One of the notable features of the May FOMC statement is that unlike back in March, it came with no projection materials. But that doesn’t mean that the Fed staff did not discuss – and revise – their economic and inflation forecasts.
Indeed, as the “Staff Economic Outlook” section in today’s Minutes reveals, “the staff’s projection for PCE price inflation was revised up slightly in the second half of 2022 and in 2023 in response to the slow resolution of supply constraints seen over the first part of 2022, a higher projected path for import prices, and a judgment that wage increases would put more upward pressure on services prices than previously assumed.” All told, the Minutes conclude, “total PCE price inflation was expected to be 4.3 percent in 2022. PCE price inflation was then expected to step down to 2.5 percent in 2023 and to 2.1 percent in 2024 as supply–demand imbalances in the economy were reduced by slowing aggregate demand and an anticipated easing of supply constraints.”
This matters a lot, because as Bloomberg’s Vincent Cignarella calculates, while most Fed officials agreed that the central bank would continue to tighten in 50bps increments over the next couple of meetings, continuing an aggressive set of moves that would leave policy makers with flexibility to shift gears later if needed, it may not last long at all.

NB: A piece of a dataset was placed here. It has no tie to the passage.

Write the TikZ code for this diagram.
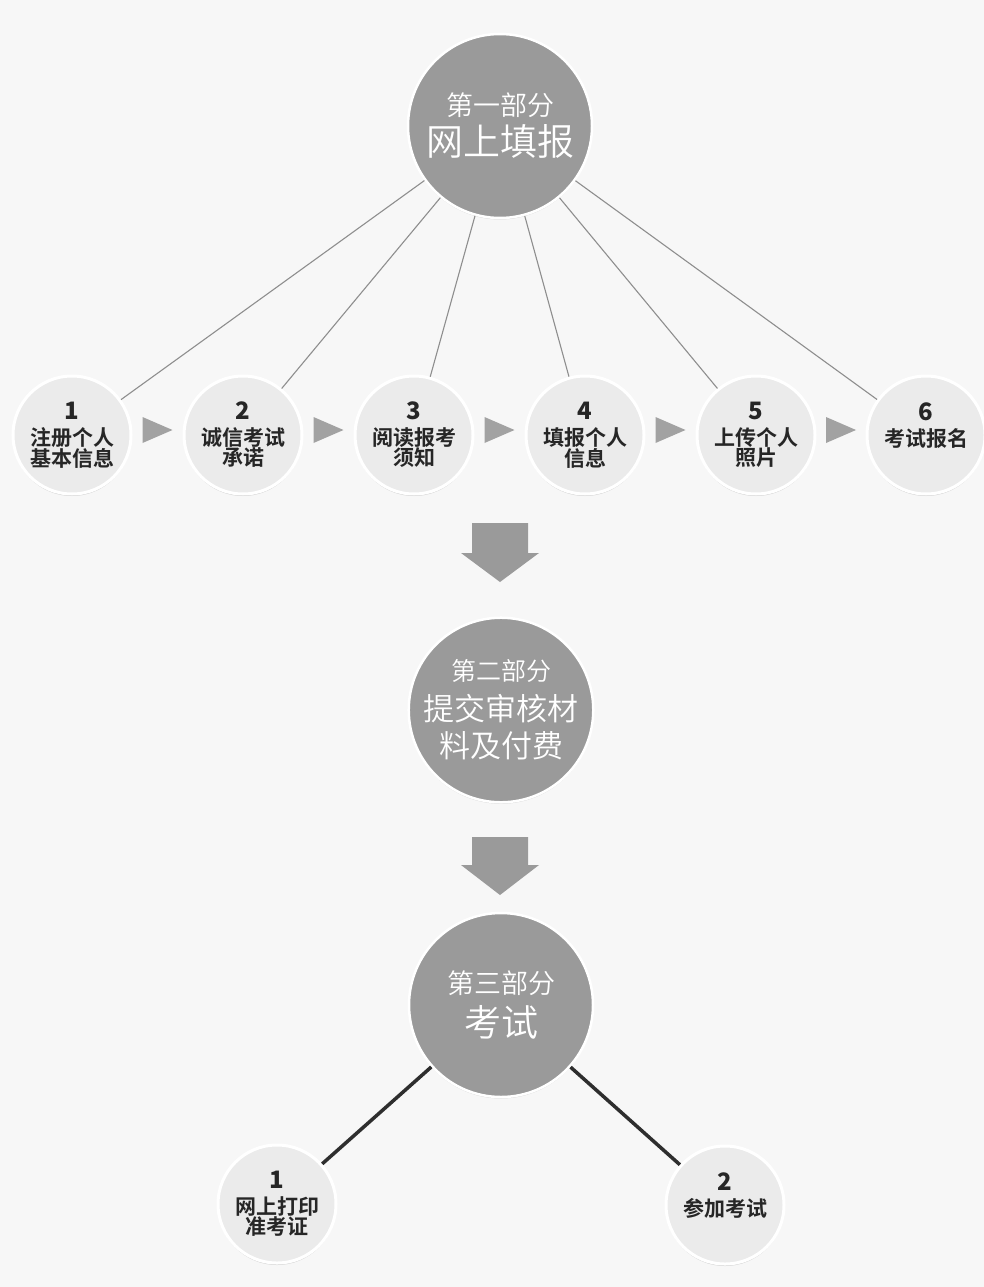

And, as Cignarella concludes referring to the Fed’s updated PCE forecast (which ends 2022 at 4.3% but then drops to 2.5% in 2023 and 2.1% in 2024), “if their forecast is accurate, it would imply the next expected three half-point rate hikes would be the end of the current tightening cycle and set the stage for a major risk rally into second half of 2022.“
Incidentally, this aligns with JPMorgan’s own estimates when the Fed will likely pause and/or pivot: as JPM’s Andrew Tyler wrote overnight, while “financial conditions are already at the level in which we saw the Fed pivot in 2018/19; I think it is unlikely we see the Fed pivot at this stage in the tightening cycle.” After all, Powell said that he and the Fed need to see material evidence of slowing inflation. So, with “the September Fed meeting one where we could see a pivot, that essentially leaves 3 more CPI prints to prove the case (the release date for August CPI is Sept 13 which falls within the Fed blackout period).” This may explain why earlier this week Bostic also hinted that the Fed could pause in September.
*BOSTIC: MAY MAKE SENSE TO PAUSE IN SEPT., DEPENDING ON ECONOMY
And there it is: the first "pause" hint
Expect many more, and then a hard stop
— zerohedge (@zerohedge) May 23, 2022
Translation: three more 50bps hike and then the Fed pauses… indefinitely, its next move a cut as the economic recession emerges from hiding.